Hochfeld has a population of 18,000 and the highest number of people with migration background of all Duisburg districts and at the same time the highest number of children, 93% of those under 18 are from immigrant families. It has always been seen as a „place of arrival“. Previously dominated by Turkish and Albanian residents, it has also become a settlement focus for immigrants from Romania and Bulgaria in recent years. Especially Roma, who now make up more than 15% of Hochfeld‘s population. Often the new arriving immigrants are exploited

and forced into unworthy living conditions. When five siblings have to share one room, even contact restrictions and curfews are hard to implement. So the young people spend a lot of time in the parks and streets of the city. In a milieu that is dominated by drugs, prostitution and daily violence.

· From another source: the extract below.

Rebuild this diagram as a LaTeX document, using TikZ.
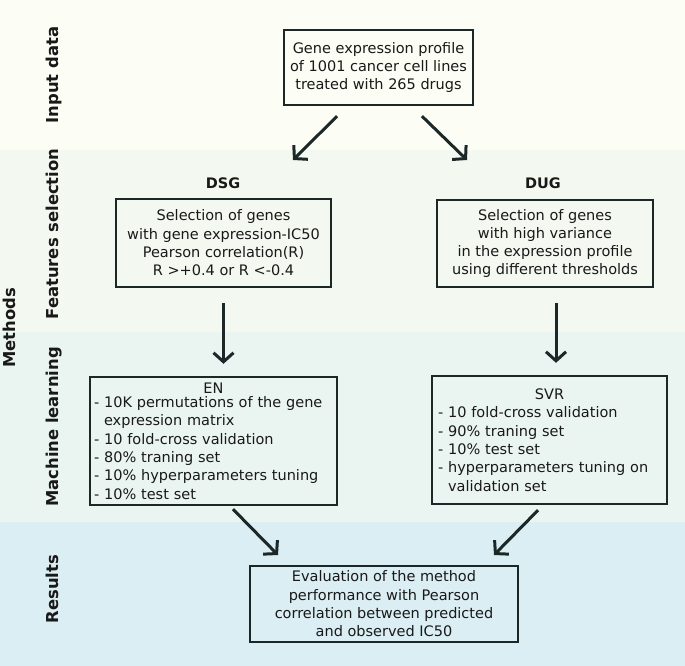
\documentclass[tikz,border=0pt]{standalone}
\usepackage{xcolor}
\usepackage{fontspec}
\setmainfont{DejaVu Sans}
\newfontfamily\headfont{DejaVu Sans}
\usepackage{tikz}
\usetikzlibrary{positioning, arrows.meta, calc}

\definecolor{inputbg}{RGB}{252,253,244}
\definecolor{featbg}{RGB}{243,249,240}
\definecolor{mlbg}{RGB}{234,245,241}
\definecolor{resbg}{RGB}{218,238,243}
\definecolor{dark}{RGB}{28,40,40}
\definecolor{ink}{RGB}{25,25,25}

\begin{document}
\begin{tikzpicture}[x=1pt, y=-1pt,
		box/.style={draw=dark, line width=2.4pt, inner sep=0pt, align=center, text=ink,
			font=\fontsize{14.5}{18.3}\selectfont},
		head/.style={font=\headfont\bfseries\fontsize{14.5}{16}\selectfont, text=ink},
		side/.style={font=\headfont\bfseries\fontsize{16.4}{18}\selectfont, rotate=90, anchor=base, text=ink},
		arr/.style={draw=dark, line width=3pt, -{Straight Barb[length=9pt,width=20pt]}}]
		
		\useasboundingbox (0,0) rectangle (685,666);
		
		%% bands
		\foreach \ya/\yb/\col in {0/150/inputbg, 150/332/featbg, 332/522/mlbg, 522/666/resbg}
		\fill[\col] (0,\ya) rectangle (685,\yb);
		
		\node[side] (inlabel) at (58,75) {Input data};
		\node[side] (featlabel) at (58,234) {Features selection};
		\node[side] (mllabel) at (58,427) {Machine learning};
		\node[side] (reslabel) at (58,589) {Results};
		\node[side] (methlabel) at (15,328) {Methods};
		
		\node[box, minimum width=189pt, minimum height=75pt] (input) at (378.5,67.5)
		{Gene expression profile\\of 1001 cancer cell lines\\treated with 265 drugs};
		
		\node[head] (dsglabel) at (223,183) {DSG};
		\node[box, minimum width=215pt, minimum height=88pt] (dsg) at (223.5,243)
		{Selection of genes\\with gene expression-IC50\\Pearson correlation(R)\\R >+0.4 or R <-0.4};
		
		\node[head] (duglabel) at (543,183) {DUG};
		\node[box, minimum width=216pt, minimum height=87pt] (dug) at (545,243.5)
		{Selection of genes\\with high variance\\in the expression profile\\using different thresholds};
		
		\node[box, minimum width=247pt, minimum height=128pt, text width=239pt, align=left] (en) at (213.5,441)
		{\makebox[\linewidth]{EN}\\[-4pt]
			- 10K permutations of the gene\\
			\phantom{- }expression matrix\\
			- 10 fold-cross validation\\
			- 80\% traning set\\
			- 10\% hyperparameters tuning\\
			- 10\% test set};
		
		\node[box, minimum width=235pt, minimum height=128pt, text width=223pt, align=left] (svr) at (549.5,440)
		{\makebox[\linewidth]{SVR}\\
			- 10 fold-cross validation\\
			- 90\% traning set\\
			- 10\% test set\\
			- hyperparameters tuning on\\
			\phantom{- }validation set};
		
		\node[box, minimum width=268pt, minimum height=76pt] (result) at (384,604)
		{Evaluation of the method\\performance with Pearson\\correlation between predicted\\and observed IC50};
		
		\coordinate (ltip) at (293,160);
		\coordinate (rtip) at (467,160);
		\coordinate (entip) at (278,555);
		\coordinate (svrtip) at (494,555);
		
		\draw[arr] ([xshift=-41.5pt,yshift=-10pt]input.south) -- (ltip);
		\draw[arr] ([xshift=43.5pt,yshift=-10pt]input.south) -- (rtip);
		
		\draw[arr] ([yshift=-15pt]dsg.south) -- ([yshift=12pt]dsg.south |- en.north);
		\draw[arr] ([xshift=11pt,yshift=-15pt]dug.south) -- ([xshift=11pt,yshift=12pt]dug.south |- svr.north);
		
		\draw[arr] ([xshift=19.5pt,yshift=-3pt]en.south) -- (entip);
		\draw[arr] ([xshift=-11.5pt,yshift=-5pt]svr.south) -- (svrtip);
		
\end{tikzpicture}
\end{document}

17-year-old Apo describes their lack of opportunities like this: „We used to be known all over Germany for steel and football. Steel is no more and the local club plays in the third league. But Hochfeld is now the worst district in all of Germany. That‘s the only thing we‘re still the best at.“

The feeling of being left behind existed in Hochfeld long before the pandemic. But the restrictions have exacerbated the disadvantage, especially for young people. Many consequences will only become visible in the coming months and years.